PROVIDED DATA:
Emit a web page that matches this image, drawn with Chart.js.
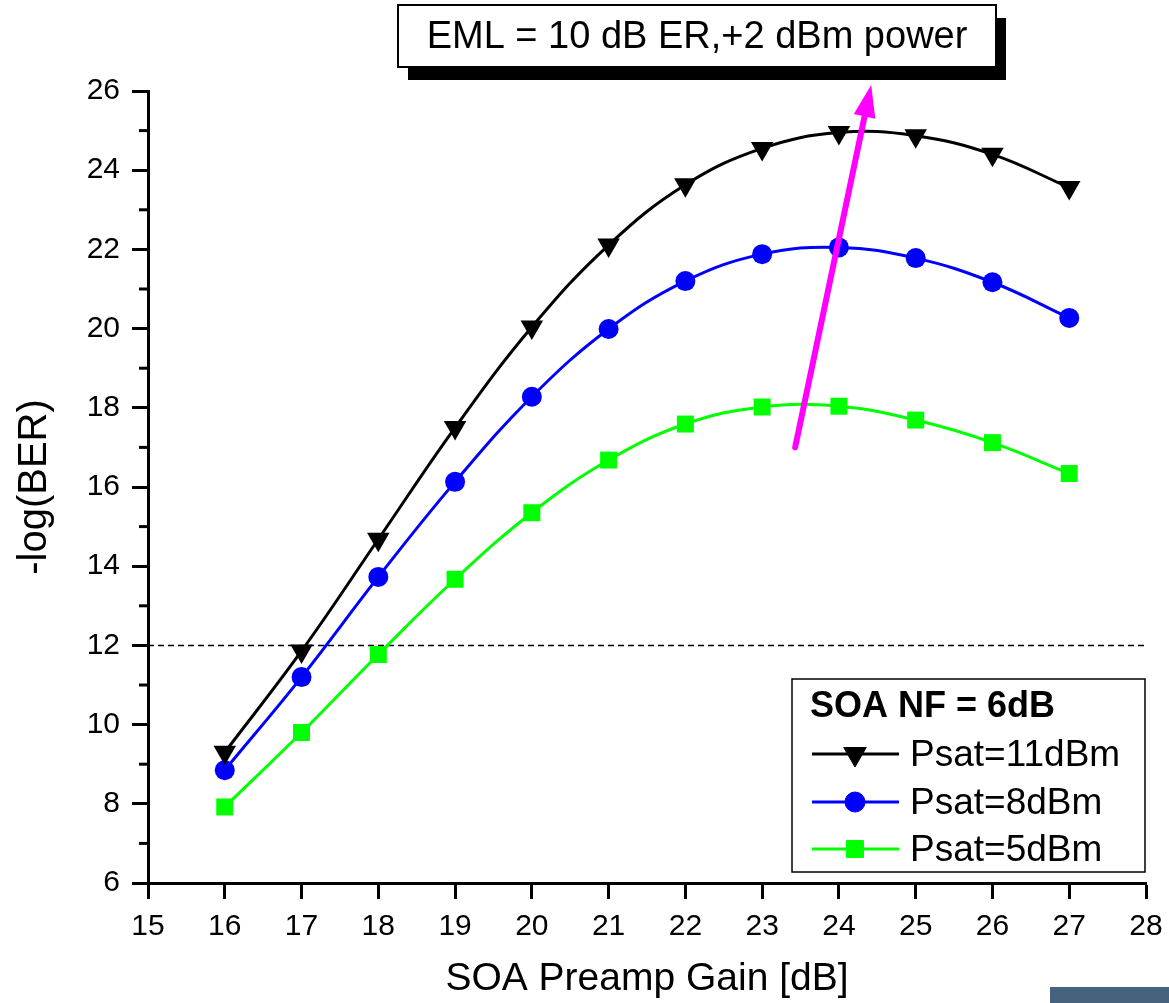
<!DOCTYPE html>
<html><head><meta charset="utf-8">
<script src="https://cdn.jsdelivr.net/npm/chart.js@4.4.1/dist/chart.umd.min.js"></script>
<style>
html,body{margin:0;padding:0;background:#fff;}
#wrap{position:relative;width:1169px;height:1003px;overflow:hidden;}
canvas{display:block;}
#corner{position:absolute;left:1050px;top:987px;width:119px;height:16px;background:#46637d;}
</style>
</head><body>
<div id="wrap"><canvas id="c" width="1169" height="1003"></canvas><div id="corner"></div></div>
<script>
// ---- data ----
const gains = [16, 17, 18, 19, 20, 21, 22, 23, 24, 25, 26, 27];
const psat11 = [9.30, 11.86, 14.68, 17.50, 20.04, 22.11, 23.63, 24.55, 24.95, 24.87, 24.40, 23.56];
const psat8  = [8.85, 11.20, 13.73, 16.13, 18.28, 19.99, 21.20, 21.88, 22.05, 21.78, 21.17, 20.27];
const psat5  = [7.92, 9.80, 11.77, 13.67, 15.35, 16.68, 17.59, 18.02, 18.04, 17.69, 17.12, 16.34];
const seriesLabels = ['Psat=11dBm', 'Psat=8dBm', 'Psat=5dBm'];
const legendTitle = 'SOA NF = 6dB';
const boxTitle = 'EML = 10 dB ER,+2 dBm power';
const xTitle = 'SOA Preamp Gain [dB]';
const yTitle = '-log(BER)';
const thresholdBER = 12;
const xRange = [15, 28];
const yRange = [6, 26];
const arrowFrom = [23.43, 17.0];
const arrowTo = [24.42, 26.15];

const toXY = arr => gains.map((g, i) => ({x: g, y: arr[i]}));

const annotations = {
  id: 'annotations',
  afterDraw(chart) {
    const ctx = chart.ctx;
    const xs = chart.scales.x, ys = chart.scales.y;
    ctx.save();
    // minor ticks on y axis
    ctx.strokeStyle = '#000'; ctx.lineWidth = 3;
    const ax = chart.chartArea.left;
    for (let v = yRange[0] + 1; v < yRange[1]; v += 2) {
      const py = ys.getPixelForValue(v);
      ctx.beginPath(); ctx.moveTo(ax - 9, py); ctx.lineTo(ax, py); ctx.stroke();
    }
    // arrow
    const x1 = xs.getPixelForValue(arrowFrom[0]), y1 = ys.getPixelForValue(arrowFrom[1]);
    const x2 = xs.getPixelForValue(arrowTo[0]), y2 = ys.getPixelForValue(arrowTo[1]);
    const ang = Math.atan2(y2 - y1, x2 - x1);
    const hl = 32, hw = 11;
    const bx = x2 - hl * Math.cos(ang), by = y2 - hl * Math.sin(ang);
    ctx.strokeStyle = '#ff00ff'; ctx.fillStyle = '#ff00ff'; ctx.lineWidth = 6; ctx.lineCap = 'round';
    ctx.beginPath(); ctx.moveTo(x1, y1); ctx.lineTo(bx + 4 * Math.cos(ang), by + 4 * Math.sin(ang)); ctx.stroke();
    ctx.beginPath();
    ctx.moveTo(x2, y2);
    ctx.lineTo(bx + hw * Math.sin(ang), by - hw * Math.cos(ang));
    ctx.lineTo(bx - hw * Math.sin(ang), by + hw * Math.cos(ang));
    ctx.closePath(); ctx.fill();
    // title box with shadow
    ctx.lineCap = 'butt';
    ctx.fillStyle = '#000';
    ctx.fillRect(408, 18, 598, 62);
    ctx.fillStyle = '#fff';
    ctx.fillRect(398, 5, 598, 62);
    ctx.strokeStyle = '#000'; ctx.lineWidth = 2;
    ctx.strokeRect(398, 5, 598, 62);
    ctx.fillStyle = '#000';
    ctx.font = '38px "Liberation Sans", Arial, sans-serif';
    ctx.textAlign = 'center'; ctx.textBaseline = 'middle';
    ctx.fillText(boxTitle, 697, 38);
    // legend
    ctx.fillStyle = '#fff';
    ctx.fillRect(792, 679, 353, 193);
    ctx.strokeStyle = '#000'; ctx.lineWidth = 1.5;
    ctx.strokeRect(792, 679, 353, 193);
    ctx.fillStyle = '#000';
    ctx.textAlign = 'left';
    ctx.font = 'bold 36px "Liberation Sans", Arial, sans-serif';
    ctx.fillText(legendTitle, 810, 707);
    const rows = [754, 802, 849];
    chart.data.datasets.slice(0, 3).forEach((ds, i) => {
      const y = rows[i];
      ctx.strokeStyle = ds.borderColor; ctx.lineWidth = ds.borderWidth;
      ctx.beginPath(); ctx.moveTo(812, y); ctx.lineTo(899, y); ctx.stroke();
      ctx.fillStyle = ds.pointBackgroundColor;
      ctx.strokeStyle = ds.pointBackgroundColor; ctx.lineWidth = 1;
      Chart.helpers.drawPoint(ctx, {pointStyle: ds.pointStyle, radius: ds.pointRadius, rotation: ds.pointRotation || 0, borderWidth: 1}, 855, y);
      ctx.fillStyle = '#000';
      ctx.font = '37px "Liberation Sans", Arial, sans-serif';
      ctx.fillText(ds.label, 910, y + 2);
    });
    ctx.restore();
  }
};

new Chart(document.getElementById('c'), {
  type: 'line',
  data: {
    datasets: [
      {label: seriesLabels[0], data: toXY(psat11), borderColor: '#000000', pointBackgroundColor: '#000000', pointBorderColor: '#000000',
       borderWidth: 3, pointStyle: 'triangle', pointRotation: 180, pointRadius: 13, pointBorderWidth: 0, tension: 0.4},
      {label: seriesLabels[1], data: toXY(psat8), borderColor: '#0000ff', pointBackgroundColor: '#0000ff', pointBorderColor: '#0000ff',
       borderWidth: 3, pointStyle: 'circle', pointRadius: 10, pointBorderWidth: 0, tension: 0.4},
      {label: seriesLabels[2], data: toXY(psat5), borderColor: '#00ff00', pointBackgroundColor: '#00ff00', pointBorderColor: '#00ff00',
       borderWidth: 3, pointStyle: 'rect', pointRadius: 12, pointBorderWidth: 0, tension: 0.4},
      {label: 'threshold', data: xRange.map(x => ({x: x, y: thresholdBER})), borderColor: '#000', borderWidth: 1.5,
       borderDash: [6, 4], pointRadius: 0, tension: 0}
    ]
  },
  options: {
    responsive: false, animation: false, devicePixelRatio: 1,
    layout: {padding: {top: 91, right: 23, left: 0, bottom: 0}},
    plugins: {legend: {display: false}, tooltip: {enabled: false}, title: {display: false}},
    scales: {
      x: {
        type: 'linear', min: xRange[0], max: xRange[1],
        afterFit: s => { s.height = 120; s.paddingRight = 0; s.paddingLeft = 0; },
        ticks: {stepSize: 1, color: '#000', padding: 10, maxRotation: 0,
                font: {family: '"Liberation Sans", Arial', size: 30}},
        grid: {drawOnChartArea: false, drawTicks: true, tickLength: 16, tickWidth: 3, tickColor: '#000', color: '#000'},
        border: {display: true, color: '#000', width: 3},
        title: {display: true, text: xTitle, color: '#000', padding: {top: 0, bottom: 0},
                font: {family: '"Liberation Sans", Arial', size: 39}}
      },
      y: {
        min: yRange[0], max: yRange[1],
        afterFit: s => { s.width = 148; s.paddingTop = 0; s.paddingBottom = 0; },
        ticks: {stepSize: 2, color: '#000', padding: 12,
                font: {family: '"Liberation Sans", Arial', size: 30}},
        grid: {drawOnChartArea: false, drawTicks: true, tickLength: 16, tickWidth: 3, tickColor: '#000', color: '#000'},
        border: {display: true, color: '#000', width: 3},
        title: {display: true, text: yTitle, color: '#000', padding: {top: 11, bottom: 0},
                font: {family: '"Liberation Sans", Arial', size: 40}}
      }
    }
  },
  plugins: [annotations]
});
</script>
</body></html>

JOB: Copy every line of the listing where the word "with" appears.

RESULT OF THIS TASK:
Emit a web page that matches this image, drawn with Chart.js.
    // title box with shadow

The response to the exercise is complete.